Получив свидетельство о восьмилетнем образовании, я поехала сдавать документы в музыкальное училище. Потом были вступительные экзамены, и меня зачислили на первый курс дирижёрско-хорового отделения. Хорошо помню, что счастливая весть о моем поступлении дома никого не обрадовала. Мама понимала, какая жизнь ждет меня вдали от дома, и сразу же предупредила, что жить придется на одну стипендию.

Зимой, в трескучие морозы я ходила на занятия без шарфа и варежек, в старом пальто, которое мама перелицевала и сшила сама. Я получала стипендию - 20 рублей в месяц: 75 копеек платила за общежитие, остальное уходило на питание. Суточный рацион складывался из расчета немногим более шестидесяти копеек. Мой будущий муж, который учился тогда в политехническом институте, периодически подкармливал меня привезённой из дома картошкой.

Частенько я была вынуждена ездить на выходные "в гости" к нашему воспитателю. Вячеслав Михайлович догадывался об истинной цели моих визитов. Если был дома, то тут же усаживал меня за стол, а мама его, как в прежние времена, принималась потчевать "чем Бог послал". Если в день моего приезда Вячеслав Михайлович находился на работе, я шла к нему в интернат. Недолго мешкая, мой (все без слов понимающий) воспитатель отводил меня в столовую и просил поваров накормить "бедную студентку". Частенько при расставании этот добрый, милый человек незаметно подсовывал мне в карман несколько рублей. "Это на дорогу" - говорил он, мягко пресекая мои смущённые возражения.

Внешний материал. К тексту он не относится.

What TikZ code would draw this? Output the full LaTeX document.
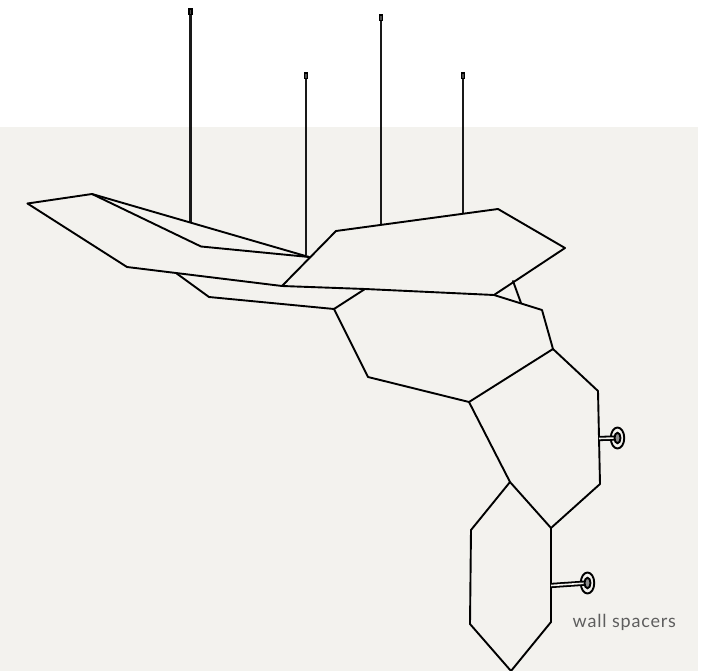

Совесть моя будет нечистой, если я не скажу свое запоздалое 'спасибо' семье Нины Гумен - моей одноклассницы по интернату. Сама она, ее старший брат Александр и их мама, Анастасия Мефодьевна, - необычайно скромные и красивые люди. Красивые не только внешне: начитанные и идеально воспитанные брат и сестра; интеллигентная, всегда ровная и спокойная их мама. Она работала в нашем интернате воспитателем младших классов. Ни в школе, ни дома Анастасия Мефодьевна не повышала голоса. Внешне строгая, она была необычайно приветливым человеком, и многие наши девочки хотели быть похожими на нее.